Meta issue for potential improvements to SSZ parital proofs

[pipermerriam]

What was wrong?

Partial SSZ proofs are being implemented in #142 (TODO, more PRs). There are a few areas that could benefit from potential optimizations. This issue tracks those.

What can it be improved?

Use bitarray library for tree paths

The bitarray library looks like a solid fast implementation of bit-arrays. The API might be cleaner, and we might get some performance benefits as well. A benchmarking suite should be in place to measure performance before tackling this.

Better stream decoding of proofs

Currently the stream decoding can exit cleanly on a condition that should raise an exception. The ProofElement.deserialize should be adjusted to allow callers to differentiate between:

• stream is empty (exit without error)
• stream is not empty, but in trying to parse the element the stream becomes empty (should exit with error).

Initial idea for doing this relatively simply would be to wrap the stream: IO[bytes] in something that allows you to peek and see if the stream is empty or not.

Proof.hash_tree_root is a foot gun 🦶 🔫

The Proof.hash_tree_root property doesn't necessarily reflect the actual merkle root. This API is currently a foot-gun since it'd be easy to forget to validate the proof object. We should address this.

Generation of ProofTree cost

We should look into the actual cost of tree generation. The current algorithm is recursive which incurs a high cost of many call frames. First step is to benchmark this, after which we can optimize the algorithm.

Proof.serialize doesn't need to generate the tree

We should adjust Proof.serialize to avoid genration of the ProofTree since it should be possible to serialize the proof without generating the tree.

Optimizations for chunking and computation of the hash_tree_root

Our "chunking" approach could probably be optimized by splitting up two different use cases.

We could have a highly optimized compute_hash_tree_root function that operates on a stream and merklizes as it goes.

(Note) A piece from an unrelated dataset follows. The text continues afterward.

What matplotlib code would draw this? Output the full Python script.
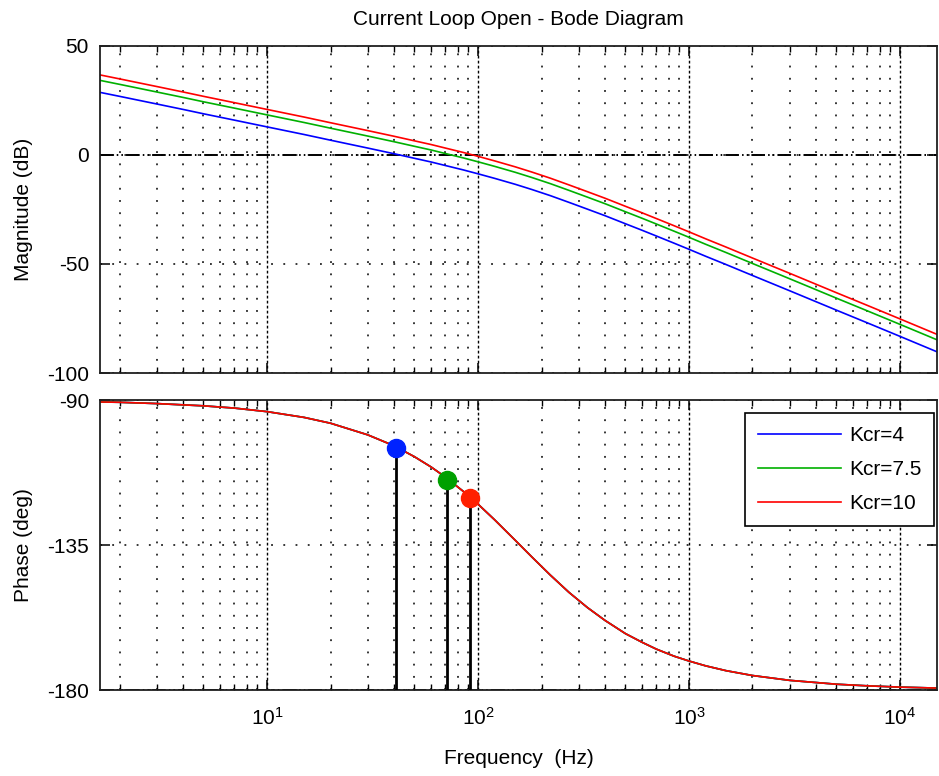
import matplotlib
matplotlib.use("Agg")
import matplotlib.pyplot as plt
from matplotlib.ticker import LogLocator, NullFormatter, LogFormatterMathtext, FixedLocator

plt.rcParams["font.family"] = ["Liberation Sans", "DejaVu Sans"]
plt.rcParams["mathtext.default"] = "regular"
plt.rcParams["axes.unicode_minus"] = False
plt.rcParams["font.size"] = 15

# ---- data ----
freq = [1.6, 2, 3, 4, 5, 7, 10, 15, 20, 30, 40, 50, 60, 70, 85, 100, 120, 150,
        180, 220, 270, 330, 400, 500, 600, 700, 850, 1000, 1200, 1500, 2000,
        3000, 5000, 7000, 10000, 15000]

mag_k4 = [28.7, 26.8, 23.3, 20.8, 18.8, 15.9, 12.8, 9.3, 6.7, 3.1, 0.5, -1.6,
          -3.3, -4.9, -6.9, -8.7, -10.8, -13.5, -15.9, -18.7, -21.8, -24.9,
          -27.9, -31.6, -34.6, -37.2, -40.5, -43.3, -46.5, -50.3, -55.3, -62.3,
          -71.2, -77.0, -83.2, -90.3]
mag_k75 = [34.2, 32.3, 28.8, 26.3, 24.3, 21.4, 18.3, 14.8, 12.2, 8.6, 6.0, 3.9,
           2.2, 0.6, -1.4, -3.2, -5.3, -8.0, -10.4, -13.2, -16.3, -19.4, -22.4,
           -26.1, -29.1, -31.7, -35.0, -37.8, -41.0, -44.8, -49.8, -56.8, -65.7,
           -71.5, -77.7, -84.8]
mag_k10 = [36.7, 34.8, 31.3, 28.8, 26.8, 23.9, 20.8, 17.3, 14.7, 11.1, 8.5, 6.4,
           4.7, 3.1, 1.1, -0.7, -2.8, -5.5, -7.9, -10.7, -13.8, -16.9, -19.9,
           -23.6, -26.6, -29.2, -32.5, -35.3, -38.5, -42.3, -47.3, -54.3, -63.2,
           -69.0, -75.2, -82.3]

# phase is the same for all three gains
phase = [-90.6, -90.7, -91.1, -91.5, -91.8, -92.5, -93.6, -95.4, -97.2, -100.8,
         -104.2, -107.6, -110.8, -113.9, -118.3, -122.3, -127.2, -133.5, -138.7,
         -144.3, -149.7, -154.4, -158.4, -162.5, -165.2, -167.3, -169.5, -171.0,
         -172.5, -174.0, -175.5, -177.0, -178.2, -178.7, -179.1, -179.4]

labels = ["Kcr=4", "Kcr=7.5", "Kcr=10"]
line_colors = ["#0000ff", "#00b000", "#ff0000"]
marker_colors = ["#0022ff", "#00a000", "#ff2000"]

# gain crossover points
cross_freq = [40.7, 71, 92]
cross_phase = [-104.9, -114.7, -120.4]

# ---- figure ----
fig = plt.figure(figsize=(9.39, 7.76), dpi=100)
ax_mag = fig.add_axes([0.1065, 0.5193, 0.8915, 0.4218])
ax_ph = fig.add_axes([0.1065, 0.1108, 0.8915, 0.3737])

mags = [mag_k4, mag_k75, mag_k10]
for m, c, lab in zip(mags, line_colors, labels):
    ax_mag.plot(freq, m, color=c, lw=1.2, label=lab)
    ax_ph.plot(freq, phase, color=c, lw=1.2, label=lab)

for fx, px, mc in zip(cross_freq, cross_phase, marker_colors):
    ax_ph.plot([fx, fx], [px, -180], color="black", lw=2.0, zorder=3)
    ax_ph.plot(fx, px, "o", color=mc, ms=13, zorder=4)

refline = dict(color="black", lw=1.4, ls=(0, (7, 1.6, 0.8, 1.6, 0.8, 1.6)), zorder=1)
ax_mag.axhline(0, **refline)
ax_ph.axhline(-180, **refline)

dot = (0, (1.2, 6.8))
xlim = (1.616, 1.5e4)
for ax in (ax_mag, ax_ph):
    ax.set_xscale("log")
    ax.set_xlim(*xlim)
    ax.xaxis.set_major_locator(LogLocator(base=10, numticks=10))
    ax.xaxis.set_minor_locator(LogLocator(base=10, subs=range(2, 10), numticks=50))
    ax.xaxis.set_minor_formatter(NullFormatter())
    ax.tick_params(which="both", direction="in", top=True, right=True,
                   colors="black", labelsize=15)
    ax.tick_params(which="major", length=7, width=1.1)
    ax.tick_params(which="minor", length=4.5, width=1.0)
    ax.tick_params(axis="y", pad=8)
    ax.grid(True, which="major", axis="x", color="black", ls=(0, (2, 1.6)), lw=1.0)
    ax.grid(True, which="major", axis="y", color="black", ls=dot, lw=1.1)
    ax.grid(True, which="minor", axis="x", color="black", ls=dot, lw=1.1)
    for sp in ax.spines.values():
        sp.set_linewidth(1.3)
        sp.set_color("#202020")

ax_mag.set_ylim(-100, 50)
ax_mag.yaxis.set_major_locator(FixedLocator([-100, -50, 0, 50]))
ax_mag.xaxis.set_major_formatter(NullFormatter())
ax_mag.set_ylabel("Magnitude (dB)", fontsize=15, labelpad=10)
ax_mag.set_title("Current Loop Open - Bode Diagram", fontsize=15, pad=15)

ax_ph.set_ylim(-180, -90)
ax_ph.yaxis.set_major_locator(FixedLocator([-180, -135, -90]))
ax_ph.xaxis.set_major_formatter(LogFormatterMathtext())
ax_ph.tick_params(axis="x", pad=12)
ax_ph.set_ylabel("Phase (deg)", fontsize=15, labelpad=10)
ax_ph.set_xlabel("Frequency  (Hz)", fontsize=15, labelpad=15)

leg = ax_ph.legend(loc="upper right", bbox_to_anchor=(0.9964, 0.955),
                   borderaxespad=0, handlelength=4.0, handletextpad=0.38,
                   labelspacing=0.72, borderpad=0.62, fancybox=False,
                   framealpha=1, edgecolor="black", fontsize=15)
leg.get_frame().set_linewidth(1.2)

fig.savefig("out.png", dpi=100)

The current approach of computing all chunks, and then merklizing has an O(N) memory footprint. This should be reducable to something like O(log(n)) if we are continually grouping and merklizing as we process the stream.

Similarly, we can optimize the creation of partial proofs. Currently, we compute a full proof and then trim it down to a partial proof. We should instead be able to use the above approach of streaming the chunks and merklizing them as we go to reduce the overall computation needed for partial proof computation. We avoid ever creating the full proof and instead directly create the partial proof from the raw data. This allows us to use the streaming approach to chunk and merklize the parts of the data that are not used by the partial proof.

Compression

We aren't using any compression at this stage. We should try using snappy to compress serialized proofs and see if we can squeeze out some extra bytes.

Better benchmarking

We should update the benchmarking test suite to also test using "real" data. This will be especially important if we implement compression because currently we're using a lot of random data which isn't going to compress well. Real data will have more parts that actually compress.